= Autoette =

Defunct American motor vehicle manufacturer

Autoette was an American electric microcar manufactured from the late 1930s to the 1970s. The two-seat, three-wheeled microcar was steered by tiller and powered by batteries from Trojan Battery Co., with motive power provided by a converted 24-volt Dodge 1½ hp. electric starter motor and later a proprietary motor built for Autoette. Models included the "CruiseAbout", "Golfmobile" and "Electric Truck".

Autoettes were popular as electric shopping vehicles - small vehicles for trips around town or to shopping centers. They were generally allowed on sidewalks until the 1970s, and various stores had designated parking for them. The Autoette was marketed as a golf cart and an early electric wheelchair or transport for disabled people. Starting in 1953, some models could be equipped with a small "accessible" door on the vehicle's curb side, at the level of the seat, to facilitate entry.

Autoettes were available with various accessories, usually installed by the dealer as upgrades. These included windscreens, doors, convertible tops, side curtains, and more.

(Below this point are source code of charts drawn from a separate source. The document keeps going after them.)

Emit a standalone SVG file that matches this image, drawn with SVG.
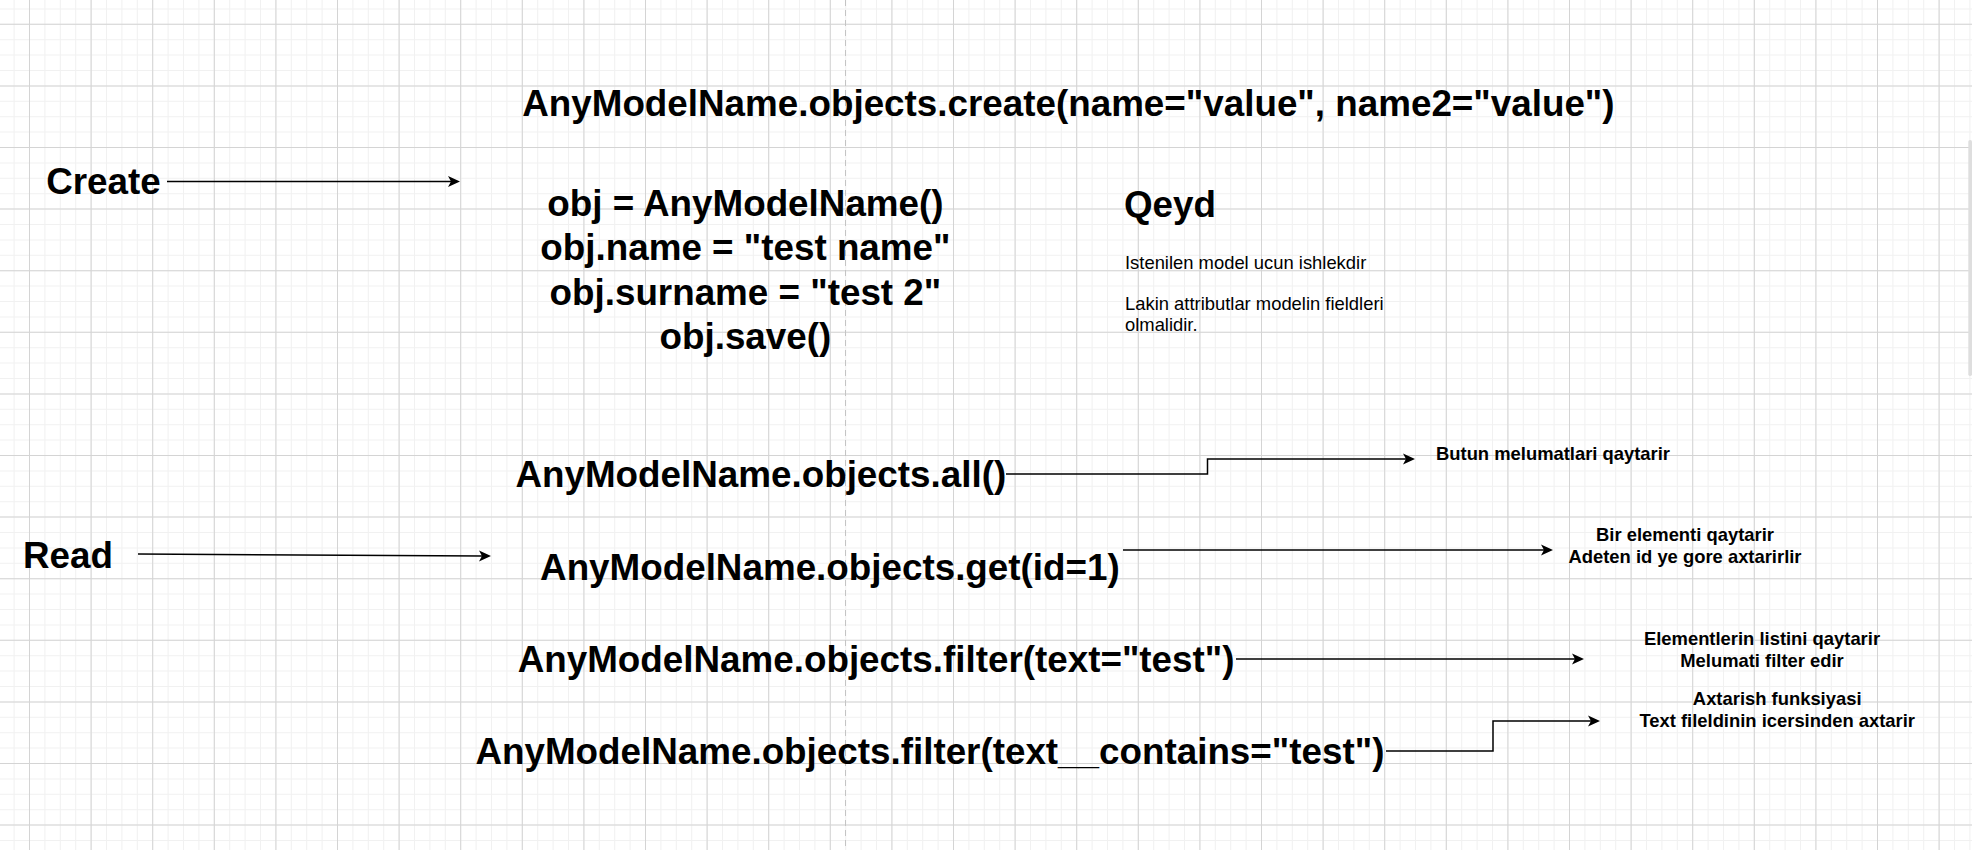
<svg xmlns="http://www.w3.org/2000/svg" width="1972" height="850" viewBox="0 0 1972 850">
<style>
.big{font-family:"Liberation Sans",Arial,Helvetica,sans-serif;font-weight:bold;font-size:36.8px;fill:#000}
.sm{font-family:"Liberation Sans",Arial,Helvetica,sans-serif;font-size:18.4px;fill:#000}
.smb{font-family:"Liberation Sans",Arial,Helvetica,sans-serif;font-size:18.4px;font-weight:bold;fill:#000}
.mid{text-anchor:middle}
.conn{fill:none;stroke:#000;stroke-width:1.5}
</style>
<defs>
<marker id="arr" markerUnits="userSpaceOnUse" markerWidth="14" markerHeight="14" viewBox="-4 -7 14 14" refX="0" refY="0" orient="auto" overflow="visible">
<path d="M9,0 L-3,-5.5 L0,0 L-3,5.5 Z" fill="#000"/>
</marker>
</defs>
<g id="background">
<rect x="0" y="0" width="1972" height="850" fill="#fff"/>
<line x1="-1.8" y1="425" x2="1972" y2="425" stroke="#f1f1f1" stroke-width="850" stroke-dasharray="1 14.4"/>
<line x1="986" y1="-7" x2="986" y2="850" stroke="#f1f1f1" stroke-width="1972" stroke-dasharray="1 14.4"/>
<line x1="-32.6" y1="425" x2="1972" y2="425" stroke="#d4d4d4" stroke-width="850" stroke-dasharray="1 60.6"/>
<line x1="986" y1="-37.8" x2="986" y2="850" stroke="#d4d4d4" stroke-width="1972" stroke-dasharray="1 60.6"/>
<line x1="845.5" y1="0" x2="845.5" y2="850" stroke="#c4c4c4" stroke-width="1" stroke-dasharray="6 4"/>
<rect x="1968.3" y="140" width="3.7" height="236" rx="1.8" fill="#dedede"/>
</g>
<g id="connectors">
<path class="conn" d="M167,181.5 H451" marker-end="url(#arr)"/>
<path class="conn" d="M138,554 L482,555.9" marker-end="url(#arr)"/>
<path class="conn" d="M1006,474 H1207.5 V459 H1406" marker-end="url(#arr)"/>
<path class="conn" d="M1123,550 H1544" marker-end="url(#arr)"/>
<path class="conn" d="M1236,659 H1575" marker-end="url(#arr)"/>
<path class="conn" d="M1386,751 H1493 V721 H1591" marker-end="url(#arr)"/>
</g>
<g id="create-label"><text class="big mid" x="103.4" y="193.5">Create</text></g>
<g id="read-label"><text class="big mid" x="68" y="567.5">Read</text></g>
<g id="create-method"><text class="big mid" x="1068.4" y="116">AnyModelName.objects.create(name="value", name2="value")</text></g>
<g id="create-obj">
<text class="big mid" x="745.4" y="216">obj = AnyModelName()</text>
<text class="big mid" x="745.4" y="260.4">obj.name = "test name"</text>
<text class="big mid" x="745.4" y="304.8">obj.surname = "test 2"</text>
<text class="big mid" x="745.4" y="349.2">obj.save()</text>
</g>
<g id="note">
<text class="big" x="1124" y="217">Qeyd</text>
<text class="sm" x="1125" y="269.4">Istenilen model ucun ishlekdir</text>
<text class="sm" x="1125" y="310">Lakin attributlar modelin fieldleri</text>
<text class="sm" x="1125" y="330.8">olmalidir.</text>
</g>
<g id="read-all"><text class="big mid" x="760.8" y="486.5">AnyModelName.objects.all()</text></g>
<g id="read-get"><text class="big mid" x="829.9" y="579.5">AnyModelName.objects.get(id=1)</text></g>
<g id="read-filter"><text class="big mid" x="876.1" y="671.5">AnyModelName.objects.filter(text="test")</text></g>
<g id="read-contains"><text class="big mid" x="929.9" y="763.5">AnyModelName.objects.filter(text__contains="test")</text></g>
<g id="desc-all"><text class="smb" x="1436" y="459.5">Butun melumatlari qaytarir</text></g>
<g id="desc-get">
<text class="smb mid" x="1685" y="541">Bir elementi qaytarir</text>
<text class="smb mid" x="1685" y="563">Adeten id ye gore axtarirlir</text>
</g>
<g id="desc-filter">
<text class="smb mid" x="1762" y="644.5">Elementlerin listini qaytarir</text>
<text class="smb mid" x="1762" y="666.5">Melumati filter edir</text>
</g>
<g id="desc-contains">
<text class="smb mid" x="1777.2" y="705">Axtarish funksiyasi</text>
<text class="smb mid" x="1777.2" y="727">Text fileldinin icersinden axtarir</text>
</g>
</svg>
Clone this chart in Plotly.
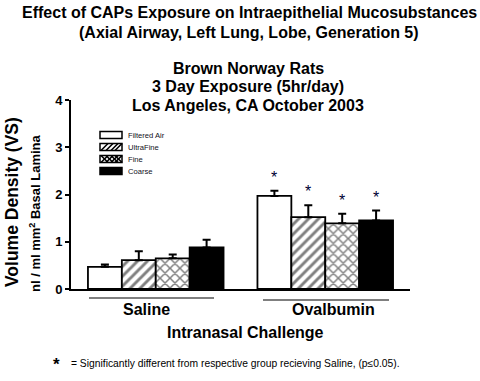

The vehicle was designed in Long Beach, California around 1936 by Robert Tafel as an improvement and alternative to “Custer” cars that were popular in the region. He built them on a small scale until entering into a business partnership with Newton Blood in 1940. In 1941 Blood bought into the company, fully acquiring it in 1949. During this time it gained use in warehouses and factories to assist with production during WWII. Following the war, a welder named Royce Seevers worked his way up in the company, becoming the majority owner around 1952. It was briefly sold to Wayne Industries, a street sweeping company, in 1953, but was reacquired by Seevers in 1958 until production stopped in the 1970s.